Although it has a pleasant odor, myrcene is rarely used directly in the perfumery industry. Instead, myrcene is a versatile precursor to many useful fragrances, such as menthol, citral, citronellol, citronellal, geraniol, nerol, and linalool. Several of these result from myrcene's reactions with hydrogen chloride to give geranyl chloride, neryl chloride, linalyl chloride, and myrcenyl chloride, all of which can be hydrolyzed to the corresponding alcohols.

Both myrcene and myrcenol undergo Diels–Alder reactions with several dienophiles, such as acrolein. One of the resulting cyclohexene derivatives is Lyral. Another fragrance compound made from myrcene is Ambramone.

Myrcene also contributes a peppery, balsamic aroma in beer.

==Polymerization==
Like other conjugated dienes, including other terpenes, myrcene is prone to polymerization. Samples are stabilized by the addition of alkylphenols or tocopherol. Some of these polymers are useful, such as a phenol-myrcene copolymer and resins derived from maleic anhydride.

== Health and safety ==
Myrcene, like most terpenes, has very low acute toxicity, estimated to be >5g/kg (oral for rats, rabbits).

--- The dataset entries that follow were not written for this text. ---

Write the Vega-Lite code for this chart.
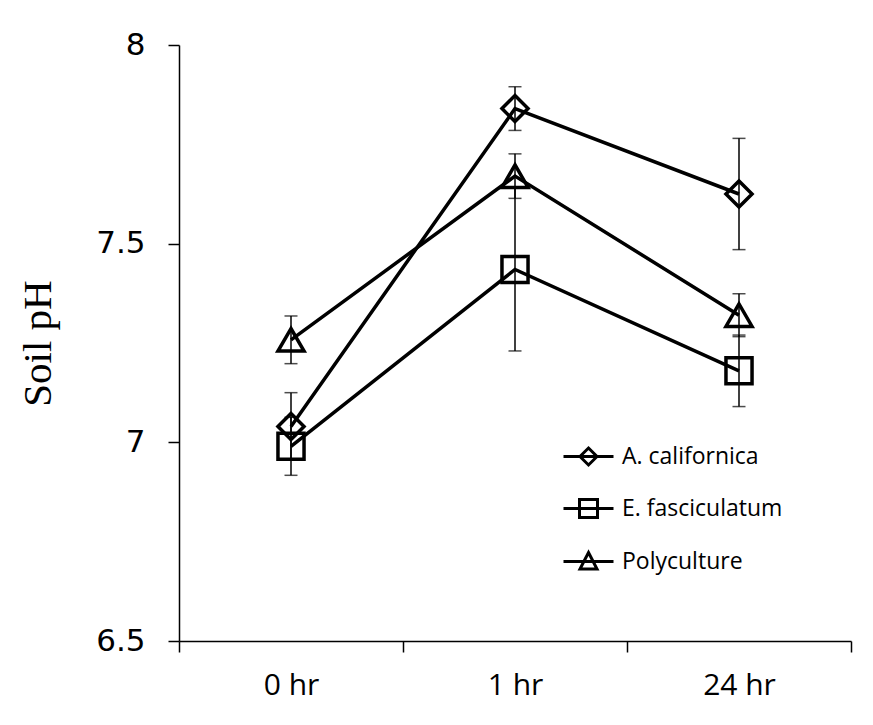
{
  "$schema": "https://vega.github.io/schema/vega-lite/v6.json",
  "width": 672,
  "height": 596,
  "autosize": "none",
  "padding": {"left": 179, "top": 45, "right": 22, "bottom": 84},
  "background": "white",
  "config": {
    "view": {"stroke": null},
    "axis": {
      "domainColor": "black",
      "domainWidth": 1.5,
      "tickColor": "black",
      "tickWidth": 1.5,
      "tickSize": 11,
      "grid": false,
      "labelColor": "black",
      "titleColor": "black"
    }
  },
  "data": {
    "values": [
      {"species": "A. californica", "time": "0 hr", "ph": 7.04, "lo": 6.955, "hi": 7.125},
      {"species": "A. californica", "time": "1 hr", "ph": 7.84, "lo": 7.785, "hi": 7.895},
      {"species": "A. californica", "time": "24 hr", "ph": 7.625, "lo": 7.485, "hi": 7.765},
      {"species": "E. fasciculatum", "time": "0 hr", "ph": 6.99, "lo": 6.917, "hi": 7.063},
      {"species": "E. fasciculatum", "time": "1 hr", "ph": 7.435, "lo": 7.23, "hi": 7.64},
      {"species": "E. fasciculatum", "time": "24 hr", "ph": 7.18, "lo": 7.09, "hi": 7.27},
      {"species": "Polyculture", "time": "0 hr", "ph": 7.258, "lo": 7.198, "hi": 7.318},
      {"species": "Polyculture", "time": "1 hr", "ph": 7.67, "lo": 7.614, "hi": 7.726},
      {"species": "Polyculture", "time": "24 hr", "ph": 7.32, "lo": 7.266, "hi": 7.374}
    ]
  },
  "encoding": {
    "x": {
      "field": "time",
      "type": "nominal",
      "sort": ["0 hr", "1 hr", "24 hr"],
      "scale": {"type": "band", "paddingInner": 0, "paddingOuter": 0},
      "axis": {
        "title": null,
        "labelAngle": 0,
        "tickBand": "extent",
        "labelFont": "Open Sans",
        "labelFontSize": 30,
        "labelPadding": 18
      }
    }
  },
  "resolve": {"scale": {"shape": "independent"}, "legend": {"shape": "independent"}},
  "layer": [
    {
      "mark": {"type": "line", "color": "black", "strokeWidth": 3.5},
      "encoding": {
        "y": {
          "field": "ph",
          "type": "quantitative",
          "scale": {"domain": [6.5, 8], "nice": false, "zero": false},
          "axis": {
            "title": "Soil pH",
            "titleFont": "Liberation Serif",
            "titleFontSize": 41,
            "titleFontWeight": "normal",
            "titlePadding": 36,
            "values": [6.5, 7, 7.5, 8],
            "labelExpr": "datum.value + ''",
            "labelFont": "DejaVu Sans",
            "labelFontSize": 31,
            "labelPadding": 23
          }
        },
        "detail": {"field": "species"}
      }
    },
    {
      "mark": {"type": "rule", "color": "black", "strokeWidth": 1.5},
      "encoding": {
        "y": {"field": "lo", "type": "quantitative"},
        "y2": {"field": "hi"},
        "detail": {"field": "species"}
      }
    },
    {
      "mark": {"type": "tick", "color": "black", "thickness": 1.5, "size": 13},
      "encoding": {"y": {"field": "lo", "type": "quantitative"}}
    },
    {
      "mark": {"type": "tick", "color": "black", "thickness": 1.5, "size": 13},
      "encoding": {"y": {"field": "hi", "type": "quantitative"}}
    },
    {
      "mark": {"type": "point", "filled": false, "strokeWidth": 3.5, "color": "black", "opacity": 1, "size": 680},
      "encoding": {
        "y": {"field": "ph", "type": "quantitative"},
        "shape": {
          "field": "species",
          "type": "nominal",
          "scale": {
            "domain": ["A. californica", "E. fasciculatum", "Polyculture"],
            "range": ["diamond", "square", "triangle-up"]
          },
          "legend": null
        }
      }
    },
    {
      "mark": {"type": "point", "filled": false, "strokeWidth": 3, "color": "black", "opacity": 0, "size": 10},
      "encoding": {
        "y": {"field": "ph", "type": "quantitative"},
        "shape": {
          "field": "species",
          "type": "nominal",
          "scale": {
            "domain": ["A. californica", "E. fasciculatum", "Polyculture"],
            "range": [
              "M-1,0H1M0,-0.34L0.34,0L0,0.34L-0.34,0Z",
              "M-1,0H1M-0.36,-0.36H0.36V0.36H-0.36Z",
              "M-1,0H1M0,-0.36L0.34,0.3H-0.34Z"
            ]
          },
          "legend": {
            "title": null,
            "orient": "none",
            "legendX": 383,
            "legendY": 385,
            "symbolSize": 2500,
            "symbolStrokeColor": "black",
            "symbolStrokeWidth": 3,
            "symbolFillColor": "transparent",
            "symbolOpacity": 1,
            "labelFont": "Open Sans",
            "labelFontSize": 23,
            "labelColor": "black",
            "labelOffset": 7,
            "labelLimit": 0,
            "rowPadding": 11,
            "encode": {
              "symbols": {
                "update": {
                  "size": {"value": 2500},
                  "stroke": {"value": "black"},
                  "strokeWidth": {"value": 3.2},
                  "fill": {"value": "transparent"},
                  "opacity": {"value": 1},
                  "strokeOpacity": {"value": 1}
                }
              }
            }
          }
        }
      }
    }
  ]
}
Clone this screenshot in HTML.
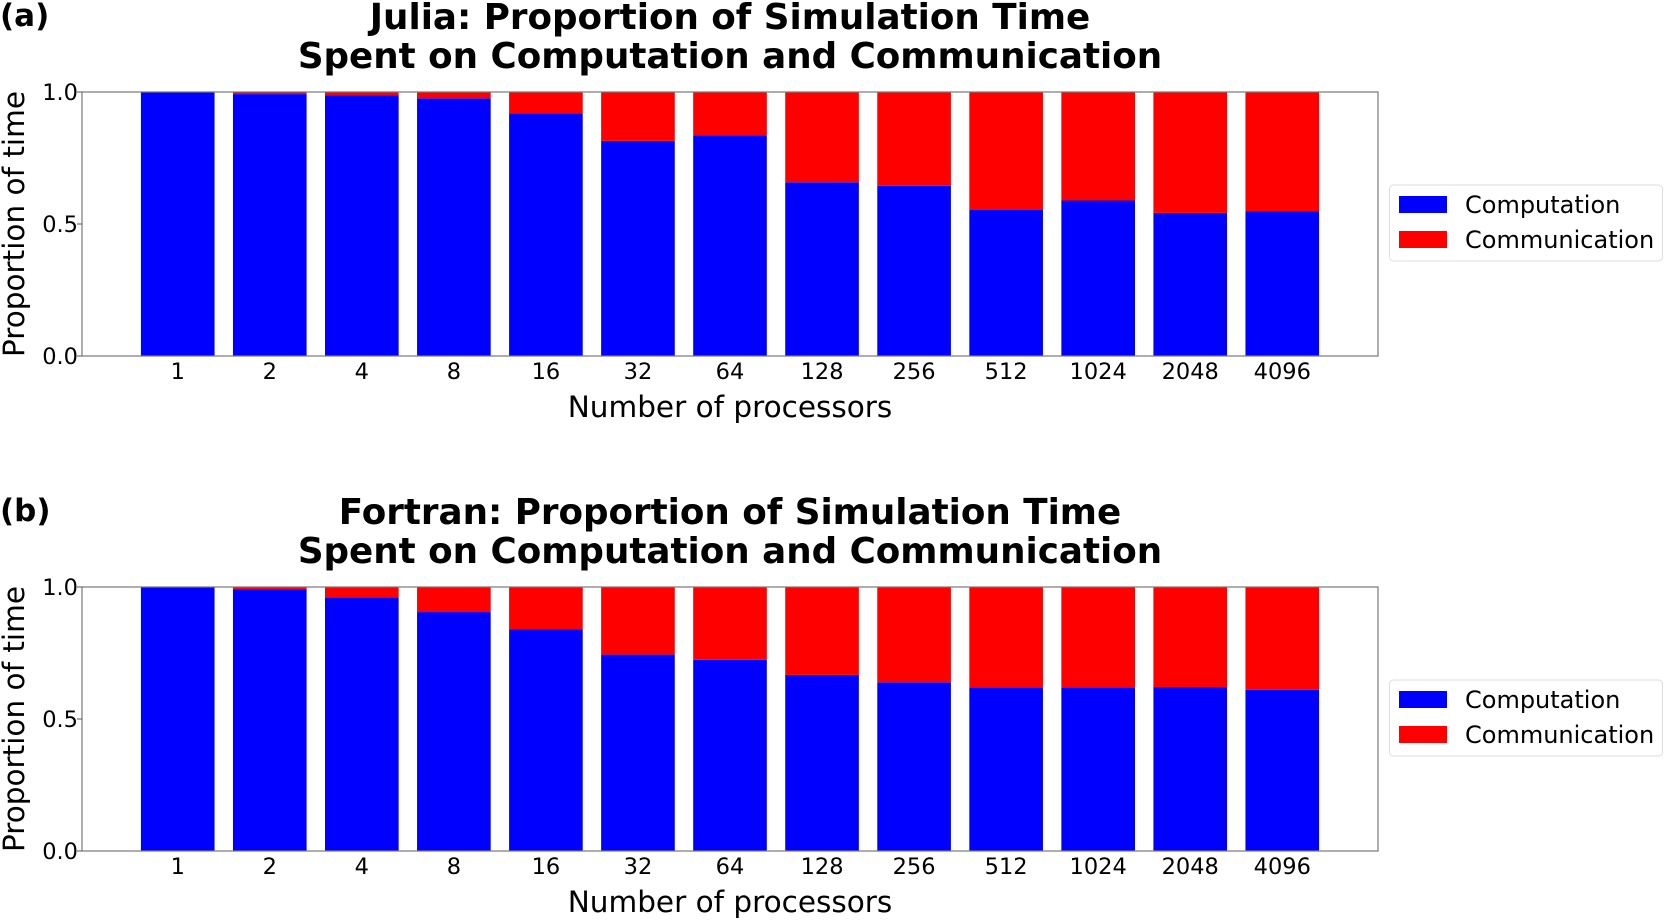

As of October 2018, the U.S. FDA withdrew authorization for the use of myrcene as a synthetic flavoring substance in food, without regard to its continuing stance that this substance does not pose a risk to public health under the conditions of its intended use.

The International Agency for Research on Cancer (IARC) determined that β-myrcene is "possibly carcinogenic to humans" (Group 2B) in 2019.